What is PepsiCo buying with donations to communities of color?
When I heard recently that the National Association of Hispanic Journalists had accepted $100,000 from PepsiCo, with half of the money going toward scholarships and internships for journalism students, I was taken back to 1988 to a smoke-filled hotel conference room in Washington D.C.
I had just been elected to NAHJ's board of directors, and we were debating whether or not to accept a sizeable contribution from tobacco giant Philip Morris.
"I don't have any problems with Philip Morris," I remember a fellow board member saying after she took a deep drag from her cigarette, clearly ignoring the irony.
I said something about it not being a good idea while puffing on a Benson & Hedges Deluxe Ultra Light Menthol 100. Several of us were smoking while we discussed the subject.
Like tobacco use, rising consumption of sugary drinks has become a major public health concern. Studies show that soda, sports drinks and other high-calorie beverages are major contributors to obesity and related illnesses including diabetes and heart disease (research shows diet drinks aren't all that good for you either).
And like the tobacco industry, soft drink companies target young people and communities of color -- groups that suffer the highest rates of obesity-related diseases.
I don't know whether anyone on the NAHJ board or staff pointed out the parallels between the generous Philip Morris and PepsiCo gifts. Or whether there was even any debate about accepting the money. These are tough times, especially for the journalism industry.
Yet, just like taking money from tobacco, accepting funding from the soda industry can put organizations like NAHJ on a slippery slope, with the potential to risk their values, integrity and public trust.
There are other parallels between tobacco and soda, as highlighted in a June 19 report by Berkeley Media Studies Group and the Public Health Advocacy Institute, "Soda and Tobacco Industry Corporate Social Responsibility Campaigns: How Do They Compare?"

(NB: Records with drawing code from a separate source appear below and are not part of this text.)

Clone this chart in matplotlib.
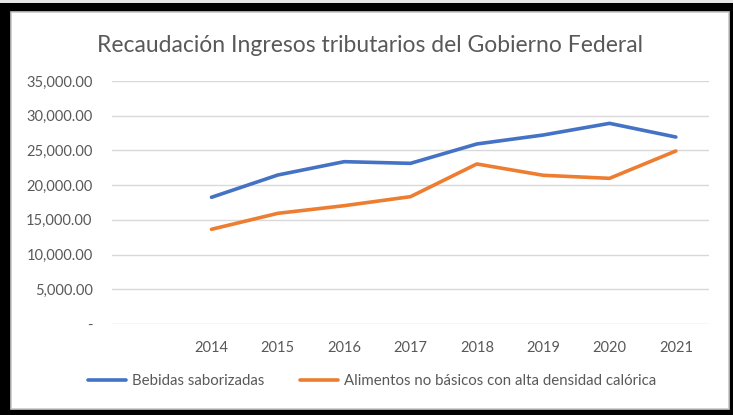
import numpy as np
import matplotlib
matplotlib.use('Agg')
import matplotlib.pyplot as plt
from matplotlib.patches import Rectangle
from matplotlib.ticker import FuncFormatter

# Datos (primera categoría vacía, como en el original)
categorias = ['', '2014', '2015', '2016', '2017', '2018', '2019', '2020', '2021']
bebidas = [np.nan, 18250, 21460, 23380, 23140, 25930, 27220, 28900, 26930]
alimentos = [np.nan, 13640, 15940, 17040, 18340, 23050, 21420, 20980, 24920]
series_nombres = ['Bebidas saborizadas', 'Alimentos no básicos con alta densidad calórica']
titulo = 'Recaudación Ingresos tributarios del Gobierno Federal'

W, H = 733, 415
plt.rcParams['font.family'] = ['Lato', 'DejaVu Sans']
texto = '#595959'

fig = plt.figure(figsize=(W / 100, H / 100), dpi=100)

# marco negro de la captura
fig.patches.append(Rectangle((0, 0), 1, 1, transform=fig.transFigure,
                             facecolor='black', edgecolor='none', zorder=-3))
fig.patches.append(Rectangle((11 / W, 1 - 409 / H), (729 - 11) / W, (409 - 12) / H,
                             transform=fig.transFigure, facecolor='white',
                             edgecolor='#c8c8c8', linewidth=1.2, zorder=-2))
fig.patches.append(Rectangle((0, 1 - 3 / H), 1, 3 / H, transform=fig.transFigure,
                             facecolor='#e6e6e6', edgecolor='none', zorder=-1))

ax = fig.add_axes([112 / W, 1 - 324 / H, (709 - 112) / W, (324 - 81) / H])
ax.set_facecolor('none')
x = np.arange(len(categorias))
ax.plot(x, bebidas, color='#4472C4', linewidth=2.6, solid_capstyle='round', label=series_nombres[0])
ax.plot(x, alimentos, color='#ED7D31', linewidth=2.6, solid_capstyle='round', label=series_nombres[1])

ax.set_xlim(-0.5, len(categorias) - 0.5)
ax.set_ylim(0, 35000)
ax.set_yticks(np.arange(0, 35001, 5000))
ax.yaxis.set_major_formatter(FuncFormatter(lambda v, p: '-' if v == 0 else '{:,.2f}'.format(v)))
ax.set_xticks(x)
ax.set_xticklabels(categorias)
ax.grid(axis='y', color='#d9d9d9', linewidth=1)
ax.set_axisbelow(True)
for s in ax.spines.values():
    s.set_visible(False)
ax.tick_params(length=0, labelsize=10.5, labelcolor=texto)
ax.tick_params(axis='y', pad=14)
ax.tick_params(axis='x', pad=12)

fig.text(370 / W, 1 - 45 / H, titulo, ha='center', va='center', fontsize=16.5, color=texto)

fig.legend(loc='center', bbox_to_anchor=(372 / W, 1 - 381 / H), ncol=2, frameon=False,
           fontsize=10.8, labelcolor=texto, handlelength=2.5, handletextpad=0.4,
           columnspacing=2.4)

fig.savefig('out.png', dpi=100)
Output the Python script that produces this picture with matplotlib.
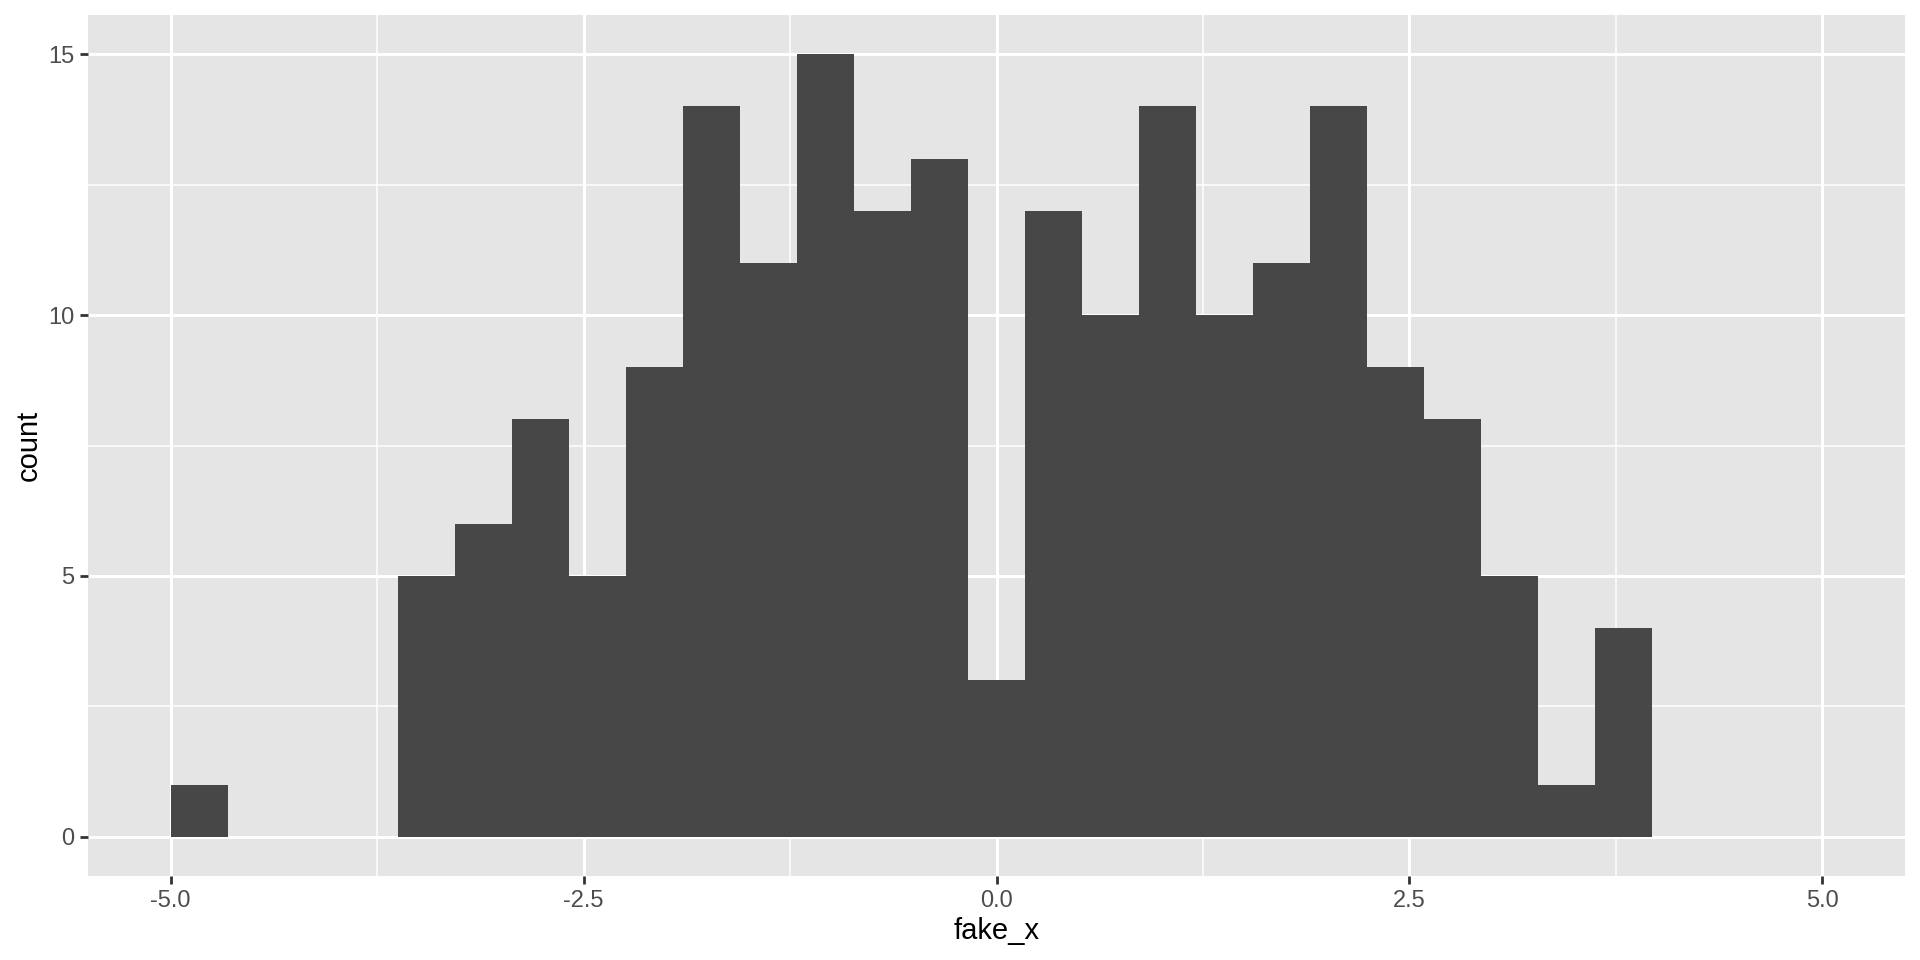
import numpy as np, matplotlib
matplotlib.use('Agg')
import matplotlib.pyplot as plt
from matplotlib.ticker import MultipleLocator

plt.rcParams['font.family'] = ['Liberation Sans', 'DejaVu Sans']

# histogram of fake_x: 26 bins of width 10/29 starting at -5
bin_start = -5.0
bin_width = 10 / 29
counts = [1, 0, 0, 0, 5, 6, 8, 5, 9, 14, 11, 15, 12, 13, 3,
          12, 10, 14, 10, 11, 14, 9, 8, 5, 1, 4]
x_ticks = [-5.0, -2.5, 0.0, 2.5, 5.0]
x_labels = ['-5.0', '-2.5', '0.0', '2.5', '5.0']
y_ticks = [0, 5, 10, 15]

lefts = bin_start + bin_width * np.arange(len(counts))

fig = plt.figure(figsize=(19.2, 9.6), dpi=100)
ax = fig.add_axes([88/1920, 1 - 876/960, (1905 - 88)/1920, (876 - 15)/960])
ax.set_facecolor('#e5e5e5')
for s in ax.spines.values():
    s.set_visible(False)

ax.bar(lefts, counts, width=bin_width, align='edge', color='#474747', lw=0, zorder=3)

ax.set_xlim(-5.5, 5.5)
ax.set_ylim(-0.75, 15.75)
ax.set_xticks(x_ticks)
ax.set_xticklabels(x_labels)
ax.set_yticks(y_ticks)
ax.xaxis.set_minor_locator(MultipleLocator(1.25))
ax.yaxis.set_minor_locator(MultipleLocator(2.5))
ax.grid(which='major', color='white', lw=2.2, zorder=1)
ax.grid(which='minor', color='white', lw=1.1, zorder=1)
ax.set_axisbelow(True)
ax.tick_params(which='major', length=6, width=2, color='#333333',
               labelsize=17, labelcolor='#4d4d4d', pad=4)
ax.tick_params(which='minor', length=0)

ax.set_xlabel('fake_x', fontsize=21, color='black', labelpad=4)
ax.set_ylabel('count', fontsize=21, color='black', labelpad=4)

fig.savefig('out.png', dpi=100)
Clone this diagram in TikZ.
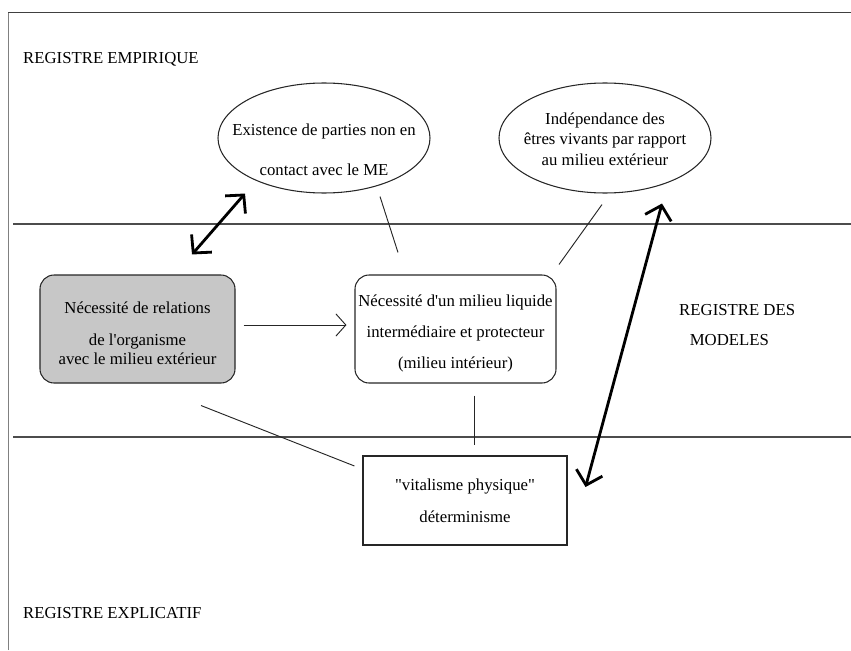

"Because sugary beverages are implicated in the national as well as global obesity crisis, soda manufacturers have recently employed elaborate, expensive, multinational corporate social responsibility campaigns [that] echo the tobacco industry's use of such campaigns as way to focus responsibility on consumers rather than on the corporations," the study noted.
These campaigns also seek to bolster the popularity of soda companies and their products and prevent regulation (meanwhile employing tobacco industry tactics in aggressively fighting policy proposals such as soda taxes and New York Mayor Michael Bloomberg's controversial measure to limit sugary drink portion sizes).
In a press release, PepsiCo announced that the NAHJ contribution was part of La Promesa [The Promise] of PepsiCo, a corporate social responsibility campaign "that focuses specifically on Latino empowerment and the issues that matter most to Hispanics including Latino education, employment opportunities, promoting active lifestyles, and investing in science to develop healthier products."
As part of its "Promesa," PepsiCo also made significant contributions to other national Latino organizations including the Congressional Hispanic Caucus Institute and historic civil rights groups League of United Latin American Citizens and National Council of La Raza.
One only has to watch the latest TV commercial by the American Beverage Association, which represents PepsiCo and Coca-Cola, to see that they are doing everything they can to convince the public -- and their shareholders -- of their corporate social responsibility.
Titled "We're Delivering," the ad touts the beverage industry's role in addressing the nation's obesity crisis (without really saying so): "For our families, our neighbors and our communities, America's beverage companies have created a wide range of new choices, developing smaller portion sizes, and more low and no-calorie beverages. Adding clearer calorie labels so you know exactly what you're choosing. And in schools, replacing full-calorie soft drinks with lower calorie options."
The problem is that despite the fact that beverage companies in the U.S. spent nearly a half billion dollars in 2006 to market directly to children ages 2-17, and each year, youth are exposed to hundreds of TV and digital ads, the beverage industry aggressively rejects claims that its products and marketing practices play any role in the obesity epidemic.
The beverage industry says it's about consumers making poor choices and not increasing their level of physical activity yet ignores the context in which those decisions are made. It is disingenuous and deceptive to deny the contribution sugary drinks make to the obesity epidemic. It fails to recognize the collaboration it will take between industry, government and consumers to solve the obesity crisis.
Meanwhile, the question remains: Should influential organizations representing the media, elected officials and civil rights advocates receive financial support from soda if it means not holding the industry accountable for its part in the obesity problem as well as the solution?
I know that if I were back on the board of NAHJ, an organization I am proudly a lifetime member of, I would at least put it up for discussion -- admittedly between sips of Diet Coke.